You will need to steal yourself for a climb out of Goat Bay. Back in the day the track actually followed the coastline and was more gently undulating, but was extensively damaged in a storm a few years back and the new inland track was cut in its place. As you descend on the other side of the hill you’ll get incredible views of Totaranui.

Tōtaranui is another long, golden-sand beach, and the only part of the Coastal Track that is accessible by road. There are tent sites located along the grassy verge beside the beach which are dedicated to the use of people walking the Coastal Track. Across the narrow gravel road from the beach is the main Tōtaranui camping ground. This is a large camping ground that is enormously popular during the Christmas and New Year peak season.



3.5 hours, 7.5km

The roadway that leads along the tree-lined gravel road into Tot also cuts right at the northern end where the track starts off through some grassy flat land. The initial climb after the grassy bit is mercifully short before descending into a gully and a short distance along to Anapai Bay which you walk along to access the track to the north. There is another climb here so the track offers elevated views of Anapai back to the south and then across to Mutton Cove once you are around the corner to the north.

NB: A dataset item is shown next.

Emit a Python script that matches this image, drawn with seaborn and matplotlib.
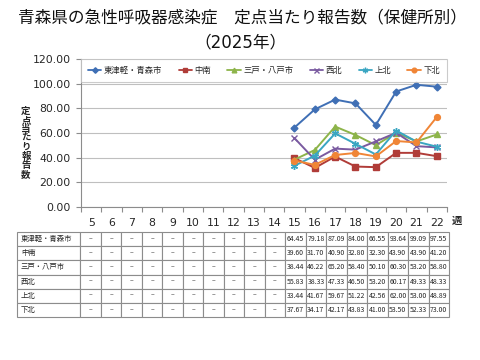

After a scramble over some rocks you’ll find yourself at Mutton Cove, another wonderfully remote and often windswept beach. The track splits at the top of a short climb and you can either walk directly across to Whariwharangi or take a loop track to check out Separation Point. The extra distance to Separation Point is well worth it. As indicated by its name, Separation Point separates Tasman Bay from Golden Bay. The views of the cliffs on either side and down to the lighthouse are ruggedly beautiful. The rocky outcrop below is home to gannet and seal colonies.

This section of the track is the most remote and receives the least visitors in the Park. Commercial operators in the Abel Tasman are not permitted to run scheduled services any further north than Tōtaranui so this limits visitor numbers to this northern tip of the Park.